The Abbey saw a great many events in its lifetime; opened by Thomas 'A Becket, it housed the hand of St James for a while and was the chosen venue for Parliament when the plague hit London. Hugh Farringdon, the last Abbot was executed at the Abbey gate, giving his name to the local Catholic school. I won't go into detail on the history of the Abbey as this leaves something for you to discover if you choose to visit it. For a full description of all parts of the Abbey, an insight into its history and some impressive photographs <http://www.berkshirehistory.com/maps/reading_abbey/rdgab03.html> is well worth a look. (Please remove the space between the 'a' and the 'b' of 'abbey to make this link work.) Reading Museum also houses some remains and is only a minute's walk away.
The Abbey is Reading's reason for being.

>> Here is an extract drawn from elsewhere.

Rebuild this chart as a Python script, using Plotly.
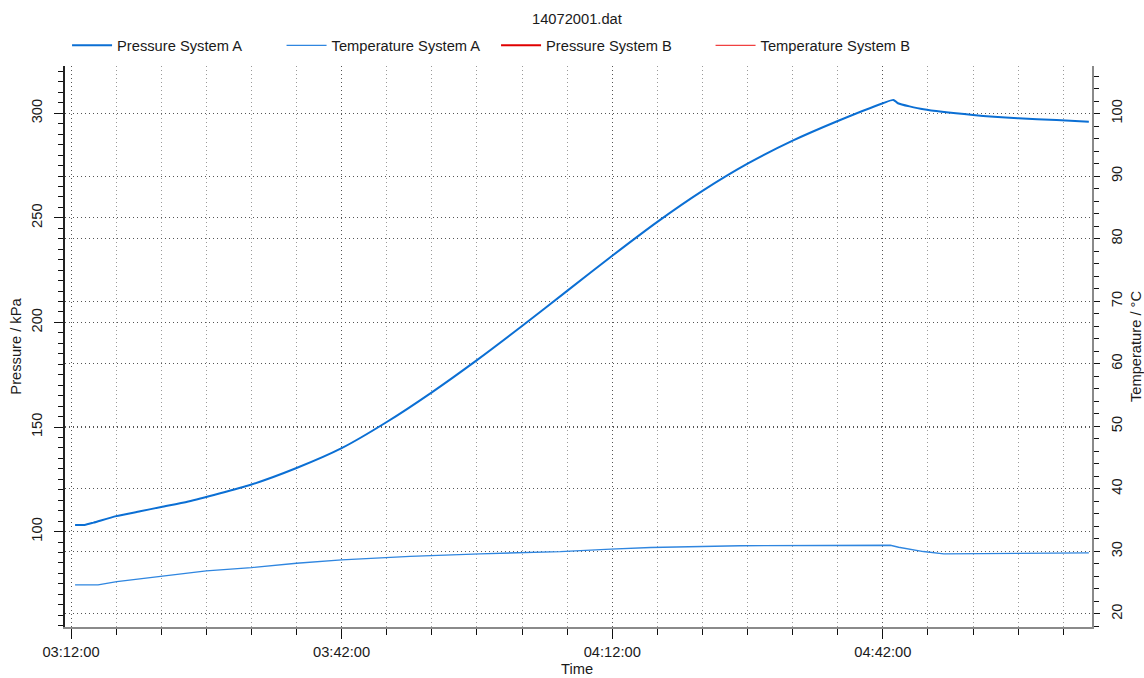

The wealth of the monks, prior to the dissolution, paid for the land and the magnificence of the building work, but also gave rise to a new settlement that would one day form the shape of a cross around the abandoned ruins. I've seen a lot of Abbeys; Fountains, Rievaux and many more, but this place remains close to my heart. Perhaps because it's so peaceful or perhaps just because it's one of very few places worth visiting in my hometown.